Advertisement

Why Rose sounds like a Hall of Famer

The vast, vitriolic voices debating whether Pete Rose should be allowed into the Hall of Fame now that he has admitted to lying about gambling is enough to make you long for a calm, quiet dinner with Al Franken and Ann Coulter.

I admit the Rose story has always bored the heck out of me, but the latest grandstanding over this overblown drama is too much to ignore.

Pete Rose gambled. Pete Rose lied. Pete Rose, and this is my favorite, "sinned against baseball."

You can sin against baseball? Baseball is God? Jesus Christ can't hit a curveball? We all know that baseball always takes itself way too seriously, but sinning against a game?

(I would like to take a moment to admit that as a 10-year-old playing Risk with my sister Sarah, I once cheated by palming some extra troops into Madagascar, allowing me to seize a foothold in Africa. I hereby renounce my sin against the Parker Brothers.)

I get the shudders every time I hear Rose's name because I fear the ensuing pundit shouting match. Or worse, that Ken Burns, George Will and Doris Kearns Goodwin are going to appear on my TV and start describing the feeling of seeing grass in Ebbets Field.

Here is what I do know. Rose was a great player who shouldn't have gambled on baseball.

But the idea that he should be banned from the Hall of Fame because baseball is about "integrity" and "character" is as absurd as thinking college football coaches are really concerned about academics.

The only "sport" that celebrates, tolerates and encourages cheating more than baseball is pro wrestling. But at least Vince McMahon doesn't pretend otherwise.

In fact, baseball is great in part because of its rich and colorful history of spitballers, bat corkers, pine tarrers, umpire bumpers, womanizers, cheats, drunks and nutcases.

Let's take Ty Cobb. The Georgia Peach was an avowed racist, once allegedly stabbed an elevator operator and another time reportedly beat up a handicapped man who had no hands.

And he's in the Hall of Fame.

Mickey Mantle, Babe Ruth and David Wells all have admitted playing while drunk. Tim Raines used to slide headfirst because, he said, he didn't want to break the vial of cocaine he kept in his back pocket. No surprise his nickname was "Rock."

The joke about Darryl Strawberry being the only major leaguer who could snort the third-base line isn't true of course.

Lots of other guys could do it, too. And not just on the 1986 Mets.

It is enough to make the Portland Trail Blazers seek realignment in the NL West.

Not that it is just the players. Owners routinely con taxpayers into building lavish stadiums only to break their promise to field a contender. Right, Mr. Selig?

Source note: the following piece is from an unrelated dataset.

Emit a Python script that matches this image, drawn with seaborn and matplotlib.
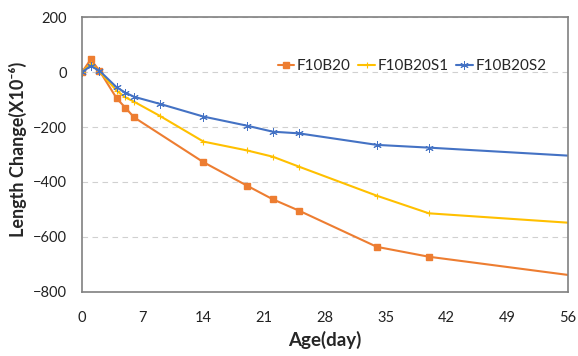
import matplotlib
matplotlib.use("Agg")
import matplotlib.pyplot as plt
import numpy as np
import pandas as pd
import seaborn as sns

# measurement ages (day) and length change (x10^-6)
DAYS_F10B20 = [0, 1, 2, 4, 5, 6, 14, 19, 22, 25, 34, 40, 56]
F10B20 = [0, 46, 5, -96, -130, -165, -328, -413, -463, -504, -636, -672, -738]

DAYS_S1 = [0, 1, 2, 4, 5, 6, 9, 14, 19, 22, 25, 34, 40, 56]
F10B20S1 = [0, 30, 2, -68, -92, -108, -160, -253, -285, -308, -344, -450, -514, -548]

DAYS_S2 = [0, 1, 2, 4, 5, 6, 9, 14, 19, 22, 25, 34, 40, 56]
F10B20S2 = [0, 22, 5, -56, -75, -90, -116, -162, -195, -217, -223, -265, -275, -304]

X_TICKS = [0, 7, 14, 21, 28, 35, 42, 49, 56]
Y_TICKS = [200, 0, -200, -400, -600, -800]

SERIES = [
    ("F10B20", DAYS_F10B20, F10B20, "#ED7D31", "s", 4.5, 1.0),
    ("F10B20S1", DAYS_S1, F10B20S1, "#FFC000", "+", 4, 0.8),
    ("F10B20S2", DAYS_S2, F10B20S2, "#4472C4", (6, 2, 0), 6, 0.7),
]


def main():
    sns.set_theme(style="white")
    plt.rcParams["font.family"] = ["Lato", "DejaVu Sans"]

    fig = plt.figure(figsize=(5.78, 3.56), dpi=100)
    ax = fig.add_axes([0.142, 0.18, 0.840, 0.772])

    for name, days, vals, color, marker, ms, mew in SERIES:
        df = pd.DataFrame({"day": days, "val": vals})
        sns.lineplot(
            data=df, x="day", y="val", ax=ax, color=color, label=name,
            marker=marker, markersize=ms, markeredgecolor=color,
            markeredgewidth=mew, linewidth=1.5, sort=False,
            markevery=list(range(len(days) - 1)),
        )

    ax.set_xlim(0, 56)
    ax.set_ylim(-800, 200)
    ax.set_xticks(X_TICKS)
    ax.set_yticks(Y_TICKS)
    ax.tick_params(axis="x", labelsize=10.5, length=0, pad=14, colors="#222222")
    ax.tick_params(axis="y", labelsize=10.5, length=0, pad=11, colors="#222222")
    ax.grid(axis="y", linestyle=(0, (5, 4)), color="#d0d0d0", linewidth=0.8)
    for sp in ax.spines.values():
        sp.set_color("#808080")
        sp.set_linewidth(1.2)

    ax.set_xlabel("Age(day)", fontsize=13.5, fontweight="bold", labelpad=4)
    ax.set_ylabel("Length Change(X10\u207b\u2076)", fontsize=13, fontweight="bold",
                  labelpad=4, y=0.52)

    ax.legend(
        loc="upper right", bbox_to_anchor=(0.975, 0.88), ncol=3, frameon=False,
        fontsize=11, handlelength=1.1, handletextpad=0.15, columnspacing=0.5,
        borderaxespad=0.2,
    )

    fig.savefig("out.png", dpi=100)
    plt.close(fig)


if __name__ == "__main__":
    main()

Then there are the supplements and steroids. Mark McGwire broke the single season home run record while using, part of the time at least, a substance banned by almost every major sports league or association and soon, most likely, the U.S government – but not (of course) baseball, which could care less. Barry Bonds then broke McGwire's record while also smashing the mark for expanding head size.

Obviously I don't know who is or isn't clean, but let me ask this: Would you honestly bet your house that Bonds would pass a legitimate drug test?

If so, I know a Nigerian businessman looking to deposit some money into your account.

Then there are the bats that have something in common with a bottle of merlot, which is only necessary because pitchers' gloves house enough sandpaper and carpentry tools to appear on Trading Spaces.

At least players can no longer take ephedra, which baseball (unlike nearly every other sport) refused to ban until the federal government finally did it first. Not that anyone is testing for it, of course.

There is, however, no truth to the rumor BALCO Labs is about to become a league sponsor.

Let's face the facts. Although the majority of players are honest competitors, baseball always has had a healthy number of scoundrels and an institutional interest in rewarding them. Cheating is part of the game.

That's baseball. You can't sin against it. It has no integrity.

Pete Rose doesn't either. Sounds like a Hall of Famer to me.